Leïla et Jean-Claude travaillent tous les deux dans les écoles. Enfin, travaillaient. Ils sont deux des précaires de l'éducation nationale. Hier, en contrat CUI, aujourd'hui au RSA, et entre temps, dans la fierté d'être utile à la nation et aux élèves.
Leïla est le personnage d'une mini bande dessinée de JAC. Un personnage si réel, que les enseignants connaissent chacun un bon nombre de Leïla.
Jean-Claude est la personne qui travaillait avec moi à l'école. Il était aide administrative. C'est un peu un secrétaire. Il va répondre au téléphone, prendre des rendez-vous. Ventiler les informations auprès des enseignants, gérer la liste des élèves inscrits à l'étude, faire des photocopies, découper du matériel, participer aux fêtes d'écoles, renseigner les parents d'élèves sur les choses courantes de la vie de l'école...
Quand il est arrivé dans l'école, je l'ai donc « formé », plutôt converti, aux us et coutumes de l'Éducation nationale. J'ai créé une fiche de poste. Rien de tout cela n'existe. Sans-emploi depuis plusieurs années, ce poste, en contrat CUI, lui a été proposé il y a quelques années. Le but n'était nullement d'aider les écoles, mais de faire baisser les chiffres du chômage. Je me souviens de Villepin qui annonçait une baisse du chômage d'exactement le nombre de contrats qui venaient d’être signés.

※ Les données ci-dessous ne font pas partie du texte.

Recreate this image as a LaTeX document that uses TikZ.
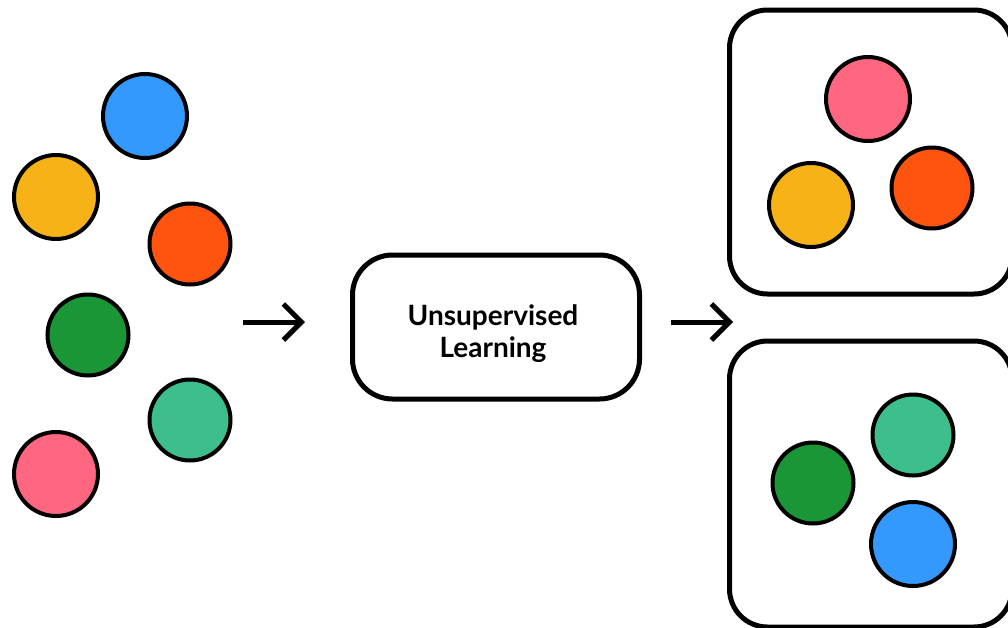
\documentclass[tikz,border=0pt]{standalone}
\usepackage{fontspec}
\setmainfont{Lato}
\usetikzlibrary{arrows.meta,positioning}
\definecolor{ballblue}{HTML}{3399FF}
\definecolor{ballyellow}{HTML}{F7B217}
\definecolor{ballorange}{HTML}{FF5410}
\definecolor{balldgreen}{HTML}{1A9636}
\definecolor{ballteal}{HTML}{3CBF8C}
\definecolor{ballpink}{HTML}{FF6680}
\tikzset{
  ball/.style = {
    circle,
    draw=black,
    line width=4pt,
    minimum size=84pt,
    inner sep=0pt
  },
  smallball/.style = {
    ball,
    minimum size=81pt
  },
  cluster/.style = {
    draw=black,
    line width=5pt,
    rounded corners=38pt
  },
  process/.style = {
    rectangle,
    draw=black,
    line width=5pt,
    rounded corners=40pt,
    minimum width=287pt,
    minimum height=144pt
  },
  caption/.style = {
    font=\fontsize{28}{32}\selectfont\bfseries,
    align=center
  },
  flow/.style = {
    line width=5pt,
    -{Straight Barb[length=18pt,width=36pt,line width=5pt]}
  }
}
\begin{document}
\begin{tikzpicture}[x=1pt,y=-1pt]
\useasboundingbox (0,0) rectangle (1008,627);
\clip (0,0) rectangle (1008,627);

% input points
\node[ball, fill=ballblue] (inblue) at (145,116) {};
\node[ball, fill=ballyellow] (inyellow) at (56,197) {};
\node[smallball, fill=ballorange] (inorange) at (190,244) {};
\node[smallball, fill=balldgreen] (ingreen) at (88,335) {};
\node[smallball, fill=ballteal] (inteal) at (190,420) {};
\node[ball, fill=ballpink] (inpink) at (56,474) {};

% model
\node[process] (model) at (496,327) {};
\node[caption] (modeltext) at (493,334) {Unsupervised\\Learning};

% clusters
\draw[cluster] (729.5,10) rectangle (1012,294);
\draw[cluster] (729.5,341) rectangle (1012,627);

\node[ball, fill=ballpink] (outpink) at (868,99) {};
\node[ball, fill=ballyellow] (outyellow) at (811,205) {};
\node[smallball, fill=ballorange] (outorange) at (932,188) {};
\node[smallball, fill=ballteal] (outteal) at (913,435) {};
\node[smallball, fill=balldgreen] (outgreen) at (813,483) {};
\node[ball, fill=ballblue] (outblue) at (913,544) {};

% arrows
\coordinate (inA) at (243,322);
\coordinate (inB) at (305,322);
\coordinate (outA) at (671,322);
\coordinate (outB) at (733,322);
\draw[flow] (inA) -- (inB);
\draw[flow] (outA) -- (outB);

\end{tikzpicture}
\end{document}
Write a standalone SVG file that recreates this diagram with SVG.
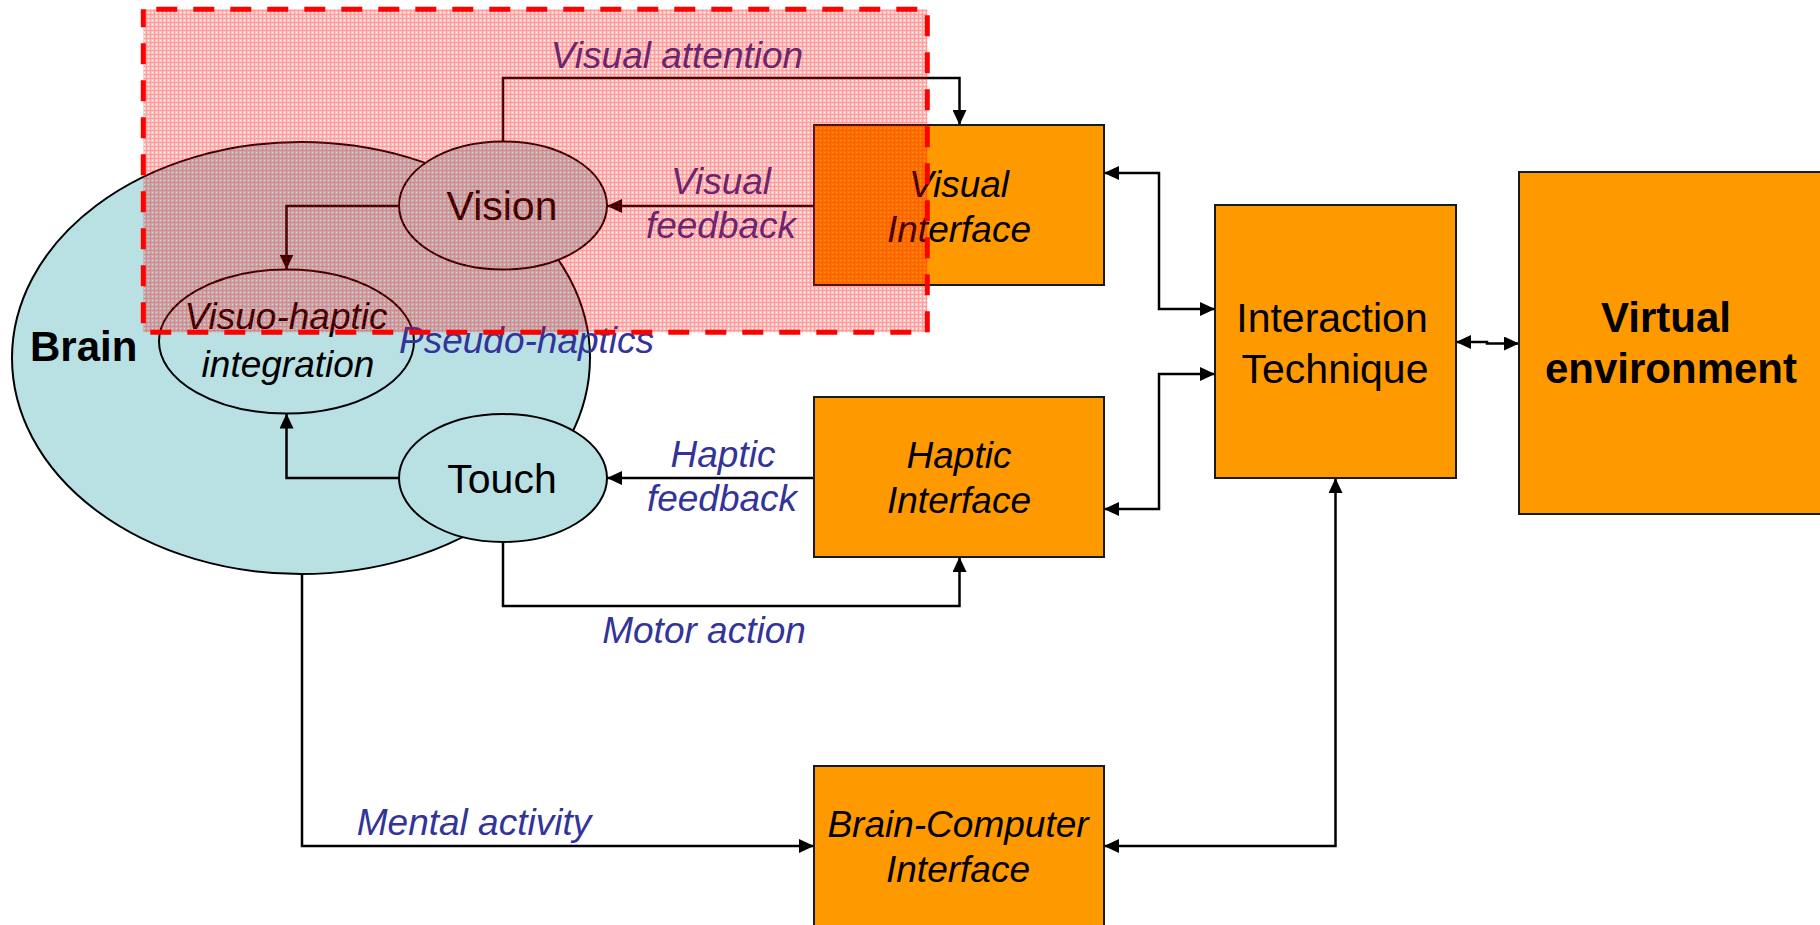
<svg xmlns="http://www.w3.org/2000/svg" width="1820" height="925" viewBox="0 0 1820 925">
<style>
.ell{fill:#b9e0e3;stroke:#000;stroke-width:2}
.box{fill:#ff9900;stroke:#1a1a1a;stroke-width:2}
.con{fill:none;stroke:#000;stroke-width:2.5}
.lbl{font-family:"Liberation Sans",Arial,sans-serif;font-style:italic;font-size:37px;fill:#333399}
.it{font-family:"Liberation Sans",Arial,sans-serif;font-style:italic;font-size:37px;fill:#000}
.reg{font-family:"Liberation Sans",Arial,sans-serif;font-size:41px;fill:#000}
.bold{font-family:"Liberation Sans",Arial,sans-serif;font-weight:bold;font-size:42px;fill:#000}
</style>
<defs>
<marker id="arr" markerUnits="userSpaceOnUse" markerWidth="16" markerHeight="14" refX="15" refY="7" orient="auto-start-reverse" viewBox="0 0 16 14">
<path d="M0,0 L15,7 L0,14 z" fill="#000"/>
</marker>
<pattern id="mesh" width="4" height="4" patternUnits="userSpaceOnUse">
<path d="M1,0 H4 V4 H0 V1 H1 z" fill="#ff0000" fill-opacity="0.24"/>
<rect x="0" y="2" width="4" height="1" fill="#ff0000" fill-opacity="0.16"/>
<rect x="2" y="0" width="1" height="4" fill="#ff0000" fill-opacity="0.16"/>
</pattern>
</defs>
<rect width="1820" height="925" fill="#fff"/>

<g id="brain">
<ellipse class="ell" cx="301" cy="358" rx="289" ry="216"/>
<text class="bold" x="30" y="361">Brain</text>
</g>

<g id="connectors">
<path class="con" d="M503,142 V78 H959.5 V125" marker-end="url(#arr)"/>
<path class="con" d="M814,206 H607" marker-end="url(#arr)"/>
<path class="con" d="M399,206 H286.5 V269.5" marker-end="url(#arr)"/>
<path class="con" d="M399,478 H286.5 V413.5" marker-end="url(#arr)"/>
<path class="con" d="M814,478 H607" marker-end="url(#arr)"/>
<path class="con" d="M503,542 V606 H959.5 V557" marker-end="url(#arr)"/>
<path class="con" d="M302,574 V846 H814" marker-end="url(#arr)"/>
<path class="con" d="M1104,846 H1335.5 V478" marker-start="url(#arr)" marker-end="url(#arr)"/>
<path class="con" d="M1104,173 H1159 V309 H1215" marker-start="url(#arr)" marker-end="url(#arr)"/>
<path class="con" d="M1215,374 H1159 V509 H1104" marker-start="url(#arr)" marker-end="url(#arr)"/>
<path class="con" d="M1456,342 H1487 V343.5 H1519" marker-start="url(#arr)" marker-end="url(#arr)"/>
</g>

<g id="vision">
<ellipse class="ell" cx="503" cy="205.5" rx="104" ry="64"/>
<text class="reg" x="502" y="220" text-anchor="middle">Vision</text>
</g>
<g id="touch">
<ellipse class="ell" cx="503" cy="478" rx="104" ry="64"/>
<text class="reg" x="502" y="493" text-anchor="middle">Touch</text>
</g>
<g id="visuo-haptic">
<ellipse class="ell" cx="286.5" cy="341.5" rx="127.5" ry="72"/>
<text class="it" x="286" y="329" text-anchor="middle">Visuo-haptic</text>
<text class="it" x="288" y="377" text-anchor="middle">integration</text>
</g>

<g id="visual-interface">
<rect class="box" x="814" y="125" width="290" height="160"/>
<text class="it" x="959" y="197" text-anchor="middle">Visual</text>
<text class="it" x="959" y="242" text-anchor="middle">Interface</text>
</g>
<g id="haptic-interface">
<rect class="box" x="814" y="397" width="290" height="160"/>
<text class="it" x="959" y="468" text-anchor="middle">Haptic</text>
<text class="it" x="959" y="513" text-anchor="middle">Interface</text>
</g>
<g id="bci">
<rect class="box" x="814" y="766" width="290" height="170"/>
<text class="it" x="958" y="837" text-anchor="middle">Brain-Computer</text>
<text class="it" x="958" y="882" text-anchor="middle">Interface</text>
</g>
<g id="interaction-technique">
<rect class="box" x="1215" y="205" width="241" height="273"/>
<text class="reg" x="1332" y="332" text-anchor="middle">Interaction</text>
<text class="reg" x="1335" y="383" text-anchor="middle">Technique</text>
</g>
<g id="virtual-environment">
<rect class="box" x="1519" y="172" width="320" height="342"/>
<text class="bold" x="1666" y="332" text-anchor="middle">Virtual</text>
<text class="bold" x="1671" y="383" text-anchor="middle">environment</text>
</g>

<g id="labels">
<text class="lbl" x="677" y="68" text-anchor="middle">Visual attention</text>
<text class="lbl" x="721" y="194" text-anchor="middle">Visual</text>
<text class="lbl" x="721" y="238" text-anchor="middle">feedback</text>
<text class="lbl" x="723" y="467" text-anchor="middle">Haptic</text>
<text class="lbl" x="722" y="511" text-anchor="middle">feedback</text>
<text class="lbl" x="399" y="353">Pseudo-haptics</text>
<text class="lbl" x="704" y="643" text-anchor="middle">Motor action</text>
<text class="lbl" x="474" y="835" text-anchor="middle">Mental activity</text>
</g>

<g id="highlight">
<rect x="143.3" y="9.3" width="784" height="323" fill="url(#mesh)" stroke="#ff0000" stroke-width="5" stroke-dasharray="21 16" stroke-dashoffset="24"/>
</g>
</svg>
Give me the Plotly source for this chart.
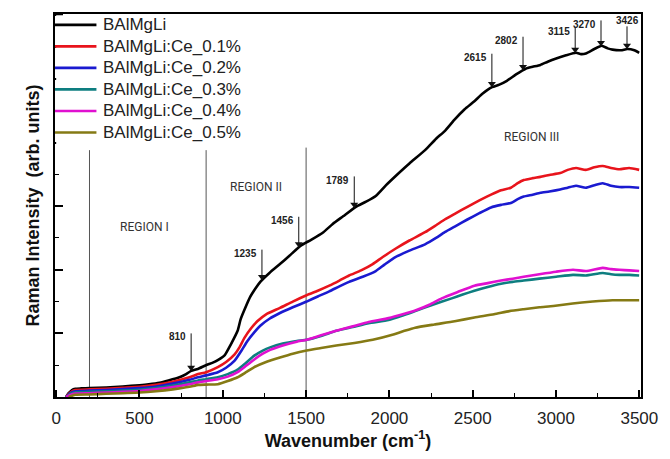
import numpy as np
import plotly.graph_objects as go

# ---------------- data ----------------
names = ["BAlMgLi", "BAlMgLi:Ce_0.1%", "BAlMgLi:Ce_0.2%", "BAlMgLi:Ce_0.3%",
         "BAlMgLi:Ce_0.4%", "BAlMgLi:Ce_0.5%"]
colors = ["#000000", "#e8141c", "#1a1ad0", "#0e7e80", "#e010d0", "#857a14"]

wn_black = [60, 75, 95, 115, 150, 200, 300, 400, 500, 556, 620, 674, 740, 780, 810, 850, 899, 940,
            970, 1012, 1047, 1089, 1107, 1130, 1166, 1200, 1225, 1280, 1343, 1400, 1468, 1530, 1604,
            1660, 1722, 1799, 1860, 1918, 1980, 2036, 2120, 2214, 2280, 2332, 2391, 2450, 2510, 2560,
            2616, 2660, 2705, 2760, 2818, 2860, 2906, 2950, 3001, 3060, 3120, 3150, 3179, 3230, 3274,
            3310, 3339, 3390, 3428, 3470, 3499]
int_black = [0.0, 0.06, 0.11, 0.13, 0.135, 0.14, 0.15, 0.165, 0.185, 0.20, 0.225, 0.26, 0.31, 0.36,
             0.41, 0.44, 0.50, 0.54, 0.58, 0.66, 0.82, 1.04, 1.22, 1.37, 1.58, 1.72, 1.81, 1.95, 2.09,
             2.22, 2.38, 2.47, 2.59, 2.72, 2.84, 2.99, 3.07, 3.16, 3.33, 3.47, 3.67, 3.88, 4.06, 4.18,
             4.36, 4.52, 4.65, 4.77, 4.87, 4.91, 4.97, 5.07, 5.16, 5.19, 5.22, 5.27, 5.32, 5.37, 5.41,
             5.39, 5.40, 5.47, 5.52, 5.48, 5.46, 5.45, 5.47, 5.45, 5.41]

wn_red = [60, 75, 95, 115, 200, 300, 400, 500, 600, 700, 800, 852, 900, 970, 1020, 1071, 1100, 1130,
          1170, 1207, 1260, 1343, 1420, 1503, 1570, 1639, 1700, 1758, 1830, 1900, 1960, 2036, 2120,
          2214, 2280, 2332, 2400, 2468, 2540, 2610, 2670, 2729, 2770, 2806, 2860, 2906, 2960, 3025,
          3070, 3120, 3179, 3230, 3280, 3330, 3380, 3439, 3499]
int_red = [0.0, 0.05, 0.09, 0.11, 0.12, 0.13, 0.145, 0.16, 0.19, 0.24, 0.31, 0.36, 0.39, 0.47, 0.55,
           0.67, 0.78, 0.93, 1.08, 1.19, 1.30, 1.40, 1.50, 1.60, 1.67, 1.75, 1.83, 1.91, 1.99, 2.09,
           2.20, 2.33, 2.46, 2.59, 2.70, 2.79, 2.89, 2.99, 3.09, 3.18, 3.25, 3.29, 3.36, 3.41, 3.44,
           3.46, 3.49, 3.52, 3.57, 3.60, 3.57, 3.61, 3.63, 3.60, 3.58, 3.60, 3.57]

wn_blue = [60, 75, 95, 115, 200, 300, 400, 500, 600, 700, 800, 852, 900, 970, 1020, 1071, 1110, 1148,
           1190, 1225, 1280, 1343, 1420, 1503, 1570, 1639, 1700, 1758, 1840, 1918, 1970, 2036, 2120,
           2214, 2280, 2332, 2400, 2468, 2540, 2610, 2670, 2729, 2770, 2806, 2860, 2906, 2960, 3025,
           3070, 3120, 3179, 3230, 3280, 3330, 3380, 3440, 3499]
int_blue = [0.0, 0.04, 0.075, 0.09, 0.10, 0.11, 0.125, 0.14, 0.165, 0.21, 0.27, 0.31, 0.34, 0.39,
            0.46, 0.57, 0.72, 0.88, 1.02, 1.12, 1.23, 1.32, 1.41, 1.50, 1.58, 1.66, 1.74, 1.81, 1.89,
            1.98, 2.08, 2.20, 2.30, 2.40, 2.50, 2.59, 2.69, 2.79, 2.89, 2.98, 3.02, 3.05, 3.11, 3.15,
            3.18, 3.21, 3.23, 3.26, 3.29, 3.32, 3.29, 3.33, 3.36, 3.32, 3.30, 3.30, 3.29]

wn_teal = [60, 75, 95, 115, 200, 300, 400, 500, 600, 700, 800, 852, 900, 970, 1030, 1089, 1140, 1189,
           1240, 1284, 1360, 1444, 1503, 1590, 1681, 1780, 1876, 1995, 2080, 2155, 2260, 2374, 2440,
           2510, 2590, 2670, 2740, 2806, 2900, 3001, 3102, 3179, 3280, 3330, 3380, 3440, 3499]
int_teal = [0.0, 0.03, 0.06, 0.075, 0.08, 0.09, 0.10, 0.115, 0.14, 0.18, 0.23, 0.26, 0.28, 0.31, 0.36,
            0.43, 0.54, 0.65, 0.73, 0.78, 0.84, 0.88, 0.90, 0.96, 1.04, 1.10, 1.16, 1.21, 1.28, 1.35,
            1.45, 1.55, 1.61, 1.67, 1.73, 1.78, 1.81, 1.83, 1.86, 1.89, 1.92, 1.91, 1.95, 1.93, 1.92,
            1.92, 1.91]

wn_mag = [60, 75, 95, 115, 200, 300, 400, 500, 600, 700, 800, 852, 900, 970, 1030, 1089, 1140, 1189,
          1240, 1284, 1360, 1444, 1503, 1590, 1681, 1780, 1876, 1995, 2080, 2155, 2240, 2314, 2410,
          2510, 2590, 2670, 2740, 2806, 2900, 3001, 3102, 3179, 3280, 3330, 3380, 3440, 3499]
int_mag = [0.0, 0.02, 0.045, 0.055, 0.06, 0.07, 0.08, 0.095, 0.12, 0.155, 0.20, 0.23, 0.25, 0.28,
           0.32, 0.39, 0.49, 0.59, 0.68, 0.74, 0.81, 0.87, 0.90, 0.97, 1.04, 1.11, 1.18, 1.24, 1.30,
           1.36, 1.45, 1.55, 1.65, 1.75, 1.79, 1.83, 1.86, 1.89, 1.93, 1.97, 2.00, 1.98, 2.03, 2.01,
           2.00, 1.99, 1.98]

wn_olive = [75, 95, 115, 200, 300, 400, 500, 600, 700, 800, 852, 900, 970, 1030, 1089, 1140, 1189,
            1260, 1343, 1420, 1503, 1590, 1681, 1790, 1900, 2018, 2090, 2155, 2270, 2392, 2510, 2628,
            2720, 2806, 2900, 2984, 3100, 3221, 3339, 3420, 3499]
int_olive = [0.0, 0.02, 0.035, 0.04, 0.05, 0.06, 0.07, 0.09, 0.12, 0.16, 0.19, 0.195, 0.20, 0.25,
             0.31, 0.39, 0.47, 0.55, 0.62, 0.68, 0.73, 0.77, 0.81, 0.85, 0.90, 0.98, 1.04, 1.09, 1.14,
             1.19, 1.25, 1.30, 1.35, 1.38, 1.41, 1.43, 1.47, 1.50, 1.52, 1.52, 1.52]

series_x = [wn_black, wn_red, wn_blue, wn_teal, wn_mag, wn_olive]
series_y = [int_black, int_red, int_blue, int_teal, int_mag, int_olive]

# region boundaries and their top heights (arb. units)
region_bounds = [200, 900, 1500]
region_tops = [3.88, 3.88, 3.92]
region_labels = ["REGION I", "REGION II", "REGION III"]
region_label_x = [532, 1201, 2853]
region_label_y = [2.67, 3.30, 4.08]

# marked peaks on the BAlMgLi curve
peaks = [810, 1235, 1456, 1789, 2615, 2802, 3115, 3270, 3426]
arrow_len_px = [38, 31, 31, 32, 34, 34, 26, 26, 23]

# ---------------- figure ----------------
W, H = 670, 459
ML, MR, MT, MB = 55, 21, 12, 59
PW, PH = W - ML - MR, H - MT - MB
Y_RANGE = [0, 6.02]
X_RANGE = [-7, 3510]
units_per_px = (Y_RANGE[1] - Y_RANGE[0]) / PH

fig = go.Figure()
for nm, c, xs, ys in zip(names, colors, series_x, series_y):
    fig.add_trace(go.Scatter(x=xs, y=ys, mode="lines", name=nm, showlegend=False,
                             line=dict(color=c, width=2.6, shape="spline", smoothing=0.5)))

for xb, yt in zip(region_bounds, region_tops):
    fig.add_shape(type="line", x0=xb, x1=xb, y0=0, y1=yt, xref="x", yref="y",
                  line=dict(color="#555555", width=1), layer="below")

for lab, lx, ly in zip(region_labels, region_label_x, region_label_y):
    fig.add_annotation(x=lx, y=ly, text=lab, showarrow=False,
                       font=dict(family="Roboto, Liberation Sans, Arial", size=12, color="#333333"))

# peak arrows: stem lines + triangle heads
head_y = np.interp(peaks, wn_black, int_black)
tip_offset = 3.5 * units_per_px
for p, hy, L in zip(peaks, head_y, arrow_len_px):
    fig.add_shape(type="line", xref="x", yref="y", x0=p, x1=p,
                  y0=hy + 4 * units_per_px, y1=hy + L * units_per_px,
                  line=dict(color="#111111", width=1))
    if p == 3426:
        fig.add_annotation(x=p, y=hy, text="<b>%d</b>" % p, showarrow=False,
                           xanchor="center", yanchor="bottom", yshift=L - 2,
                           font=dict(family="Liberation Sans, Arial", size=10, color="#222222"))
    else:
        fig.add_annotation(x=p, y=hy, text="<b>%d</b>" % p, showarrow=False,
                           xanchor="right", yanchor="middle", xshift=-3, yshift=L - 4,
                           font=dict(family="Liberation Sans, Arial", size=10, color="#222222"))
fig.add_trace(go.Scatter(x=peaks, y=head_y + tip_offset, mode="markers", showlegend=False,
                         hoverinfo="skip",
                         marker=dict(symbol="triangle-down", size=7, color="#111111",
                                     line=dict(width=0))))

# ----- legend drawn in the top-left corner of the plot (white box hides ticks) -----
def px_x(px):
    return (px - ML) / PW

def px_y(py):
    return (H - MB - py) / PH

fig.add_shape(type="rect", xref="paper", yref="paper",
              x0=px_x(56.2), x1=px_x(275), y0=px_y(146), y1=px_y(13.2),
              fillcolor="white", line=dict(width=0), layer="above")
row0, row_gap = 23.0, 21.8
for i, (nm, c) in enumerate(zip(names, colors)):
    ypx = row0 + i * row_gap
    fig.add_shape(type="line", xref="paper", yref="paper",
                  x0=px_x(55), x1=px_x(97), y0=px_y(ypx), y1=px_y(ypx),
                  line=dict(color=c, width=2.6), layer="above")
    fig.add_annotation(x=px_x(102), y=px_y(ypx), xref="paper", yref="paper",
                       xanchor="left", yanchor="middle", showarrow=False, text=nm,
                       font=dict(family="Liberation Sans, Arial", size=17, color="#222222"))

# y axis title
fig.add_annotation(x=0, y=0.5, xref="paper", yref="paper", xanchor="right", yanchor="middle",
                   xshift=-11, textangle=-90, showarrow=False,
                   text="<b>Raman Intensity  (arb. units)</b>",
                   font=dict(family="Liberation Sans, Arial", size=18, color="#111111"))

fig.update_layout(
    width=W, height=H,
    margin=dict(l=ML, r=MR, t=MT, b=MB),
    paper_bgcolor="white", plot_bgcolor="white",
    showlegend=False,
    xaxis=dict(range=X_RANGE, tickmode="linear", tick0=0, dtick=500,
               ticks="inside", ticklen=7, tickwidth=1.5, tickcolor="black",
               minor=dict(ticks="inside", ticklen=4, dtick=250, tickwidth=1.2, tickcolor="black"),
               showline=True, linecolor="black", linewidth=2, mirror=True,
               showgrid=False, zeroline=False, ticklabelstandoff=5,
               tickfont=dict(family="Liberation Sans, Arial", size=17, color="#222222"),
               title=dict(text="<b>Wavenumber (cm<sup>-1</sup>)</b>", standoff=6,
                          font=dict(family="Liberation Sans, Arial", size=18, color="#111111"))),
    yaxis=dict(range=Y_RANGE, tickmode="linear", tick0=0, dtick=1,
               ticks="inside", ticklen=8, tickwidth=1.5, tickcolor="black",
               minor=dict(ticks="inside", ticklen=4, dtick=0.5, tickwidth=1.2, tickcolor="black"),
               showticklabels=False,
               showline=True, linecolor="black", linewidth=2, mirror=True,
               showgrid=False, zeroline=False),
)

fig.write_html("out.html")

Sauf que Jean-Claude a pris toute sa place dans l'école. Il est reconnu par les parents d'élèves et apprécié par les enfants. Au fur et à mesure qu'il parvient à être plus à l'aise dans l'école et dans ces tâches, je peux de mieux en mieux me consacrer aux élèves du point de vue d'un directeur. Projets pédagogiques, coordination du travail d'équipe, omniprésence auprès des enfants, notamment des plus remuants. Punir, certes, mais aussi parler, réfléchir aux sanctions, aux réparations, aux moyens de renouer le dialogue entre enfants. Tout un tas de choses qui demandent du temps. Pour l'élaboration de projets ambitieux, n'en parlons pas du temps. Tout cela devient possible, parce que Jean Claude est là. Son contrat a été plusieurs fois renouvelé. Mais le dernier prenait fin en avril. Il espérait un « nouveau » renouvellement auquel il avait droit. À plus de 60 ans, il attend d'avoir 65 ans pour avoir toutes ses annuités. Il a appris, parce qu'il a cherché l'information, le soir des vacances de printemps, qu'il ne pourrait pas retourner à l'école le 5 mai. Il y a là comme une forme de mépris. L'année n'est pas terminée, les personnes sont laissées dans l'attente et au dernier moment, on leur annonce que c'est fini. C'est un mépris pour l'école qui s'était organisée avec le secrétaire dans l'équipe et c'est aussi et surtout un mépris pour Jean-Claude, pour ce qu’il a su faire durant ces années.
Les conditions d'emploi ne sont pas idéales. 20 h au SMIC. Il ne manque pas de travail pourtant avec toutes les nouvelles demandes de ces dernières années faites aux directrices et directeurs. C'est pour cela que j'ai toujours défendu l'idée que la question des rythmes scolaires devait permettre à ces personnels de pouvoir cumuler les employeurs sur un même établissement (l'État durant 27 h et 8 h la collectivité territoriale). Replacer le directeur sur du pédagogique, c'est aussi un levier pour une transformation de l'école. Ces personnes sont donc devenues indispensables. Surtout quand elles sont compétentes comme Jean-Claude.
Je souhaite et demande à mon institution (c'est chose faite) que son contrat soit renouvelé sur mon école. Lui seul ? Tous ceux qui ont su trouver leur place dans les écoles doivent pouvoir la retrouver. Ils sont nombreux en ce mois de mai à s'être retrouvés à la porte des écoles.
Leïla, elle est assistante de vie scolaire (AVS), elle s'occupe des élèves qui supportent un handicap. Mais un bon dessin vaudra bien des discours ici ! Merci à JAC pour ces dessins (lien ici et là), comme toujours très justes. Merci aussi à toutes les Leïla (et surtout à celle qui est dans ma classe et celles qui sont venues les années d'avant — dont un homme —) qui interviennent, se dévouent malgré la précarité de leur situation.
Notons que des discussions sont en cours pour reconnaître le travail d'AVS, mais pas encore celui d'aide à la direction…Je ne vois pas comment il ne peut en être autrement dans l'avenir.
Leïla et Jean-Claude n'ont pas perdu que leur travail, leur emploi ; ils ont perdu leur métier. Ces métiers existent aujourd'hui dans les écoles. Ne pas les reconnaître, c'est saper les fondations d'une école que l'on veut portée vers plus d'intégration et plus de pédagogie.